We hold many weapons of mass destruction, and the variety of weapons will only increase as technology advances. In such a world, the survival of our species depends on reason. Yet many societies remain grounded not in reason, but in superstition, dogma, or delusion, whether through authoritarian rule, religious ideology, or the comforting myths of the past.
So, what do we do in a novel? Give an account of us and our society in a series of chapters, criticising and lecturing about our frailties, until the brow of the reader furrows, the eyes dim and the mouth droops in surrender at the repeated accusations of our silliness…….or……….do we have a good laugh at our own expense? Point at each other and crease up giggling at how dumb we can sometimes be.
Let’s get on and do that.
St Offraed’s Relic, although a story that paints a picture of the absurd nature of some human beliefs and behaviour, in a highly inventive and comical style, seeks to give the reader both an entertaining yarn and a warning. The crux of the message is that if we are to survive as a species, as one of the adult characters suggests, ‘We can’t afford societies built on emotional delusion when we have the weapons we now have’.
There are two methods by which irrationality is highlighted. One is through the innocent thought processes of 1950s English village children. A kind of – One thousand years of the bizarre worshiping of an irrational idea, kicked into a ditch by some 1950s English kids. In that direction unfolds the hilarity of innocence confronting irrationality, even if that confrontation results in an initial mistake, the end result is satisfactory. The second is that a self-sense of growing up enables an unindoctrinated young mind to work through the philosophical problems that most adults never tackle, and arrive at a clearer sense of who we are, and of the roots of our society’s irrational side. St Offraed’s Relic uses absurd comedy as an archaeologist’s trowel, because employing comedy to make a point often digs a hole deep enough to glimpse the truth, and scrapes away the fossilized strata of cluttered mess, formed by dropping the discarded litter from many decades of failed ideology after ideology.

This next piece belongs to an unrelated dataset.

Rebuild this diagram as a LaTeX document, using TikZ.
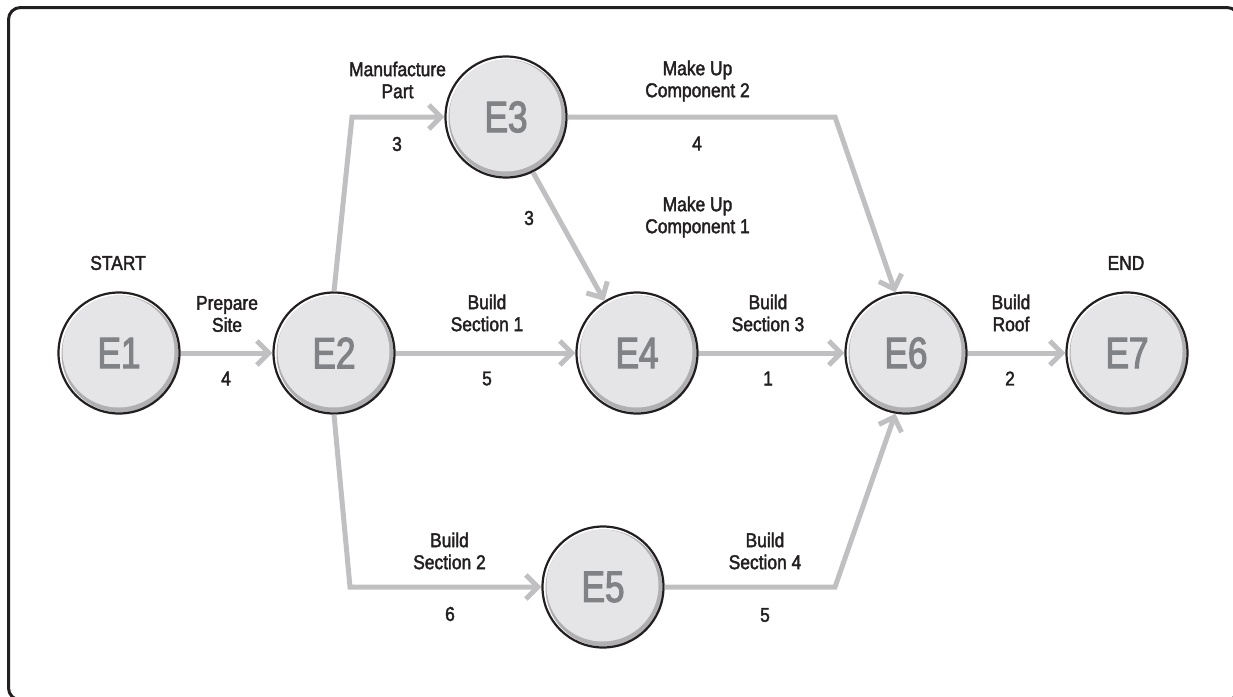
\documentclass[tikz,border=0pt]{standalone}
\usepackage{fontspec}
\setmainfont{Liberation Sans}[FakeStretch=0.87, FakeBold=2]
\newfontfamily\eventfont{Liberation Sans}[FakeStretch=0.8, FakeBold=2.5]
\usetikzlibrary{arrows.meta}

\definecolor{ink}{RGB}{35,31,32}
\definecolor{wire}{RGB}{192,192,194}
\definecolor{disc}{RGB}{229,229,231}
\definecolor{rim}{RGB}{176,176,178}
\definecolor{eventtext}{RGB}{128,130,133}

\tikzset{
  event/.style={circle, draw=ink, line width=2.2pt, minimum size=121pt, inner sep=0pt,
    font=\eventfont\fontsize{44}{44}\selectfont, text=eventtext,
    path picture={
      \fill[white] (path picture bounding box.center) circle (61pt);
      \fill[rim] ([shift={(1pt,-1pt)}]path picture bounding box.center) circle (58.5pt);
      \fill[disc] ([shift={(-0.5pt,1.5pt)}]path picture bounding box.center) circle (56pt);
    }},
  lbl/.style={font=\fontsize{20}{22}\selectfont, text=ink, align=center, inner sep=0pt},
  arr/.style={draw=wire, line width=5pt, line join=miter,
    -{Straight Barb[length=12pt,width=24pt]}}
}

\begin{document}
\begin{tikzpicture}[x=1pt, y=-1pt]
  \useasboundingbox (0,0) rectangle (1233,696);
  \clip (0,0) rectangle (1233,696);

  % outer frame
  \draw[ink, line width=3pt, rounded corners=12pt] (8.5,7.5) rectangle (1239,700);

  % events
  \node[event] (E1) at (119,353) {E1};
  \node[event] (E2) at (334,353) {E2};
  \node[event] (E3) at (506,117) {E3};
  \node[event] (E4) at (637,353) {E4};
  \node[event] (E5) at (603,587) {E5};
  \node[event] (E6) at (906,353) {E6};
  \node[event] (E7) at (1127,353) {E7};

  % bends of the routed activities
  \coordinate (b23) at (352,117);
  \coordinate (b25) at (350,587);
  \coordinate (b36) at (835,117);
  \coordinate (b56) at (835,587);

  % activities
  \draw[arr] (E1) -- (E2);
  \draw[arr] (E2.north) -- (b23) -- (E3);
  \draw[arr] (E2.south) -- (b25) -- (E5);
  \draw[arr] (E2) -- (E4);
  \draw[arr] (E3.-64) -- (E4.122);
  \draw[arr] (E3) -- (b36) -- (E6.100);
  \draw[arr] (E4) -- (E6);
  \draw[arr] (E5) -- (b56) -- (E6.-100);
  \draw[arr] (E6) -- (E7);

  % start and end markers
  \node[lbl] (start) at (118,263) {START};
  \node[lbl] (end) at (1126,263) {END};

  % activity names and durations
  \node[lbl] (a12) at (227,314) {Prepare\\Site};
  \node[lbl] (d12) at (226,378.5) {4};
  \node[lbl] (a23) at (397.5,80) {Manufacture\\Part};
  \node[lbl] (d23) at (397,144) {3};
  \node[lbl] (a36) at (697.5,81) {Make Up\\Component 2};
  \node[lbl] (d36) at (697,143.5) {4};
  \node[lbl] (d34) at (529,218) {3};
  \node[lbl] (a34) at (697.5,217) {Make Up\\Component 1};
  \node[lbl] (a24) at (487,313) {Build\\Section 1};
  \node[lbl] (d24) at (487,378.5) {5};
  \node[lbl] (a46) at (768,313) {Build\\Section 3};
  \node[lbl] (d46) at (768,378.5) {1};
  \node[lbl] (a67) at (1011,313) {Build\\Roof};
  \node[lbl] (d67) at (1010,378.5) {2};
  \node[lbl] (a25) at (449.5,551) {Build\\Section 2};
  \node[lbl] (d25) at (450,614) {6};
  \node[lbl] (a56) at (765,551) {Build\\Section 4};
  \node[lbl] (d56) at (765,615) {5};
\end{tikzpicture}
\end{document}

To sum up: St Offraed’s Relic is a whacky story, with absurd comedy and characters, that together form a journey to a satisfactory conclusion. In doing so, the journey leaves a trail of events that point to the irrationality of belief systems, and will hopefully leave the reader subtly altered, perhaps a little older in the mind, and a little less willing to believe what cannot stand up to reason……..or………the reader might just have a good laugh at the characters, and what they get up to, and spend the next day or two with a smile on their face. Either way, I hope you get something positive from the story.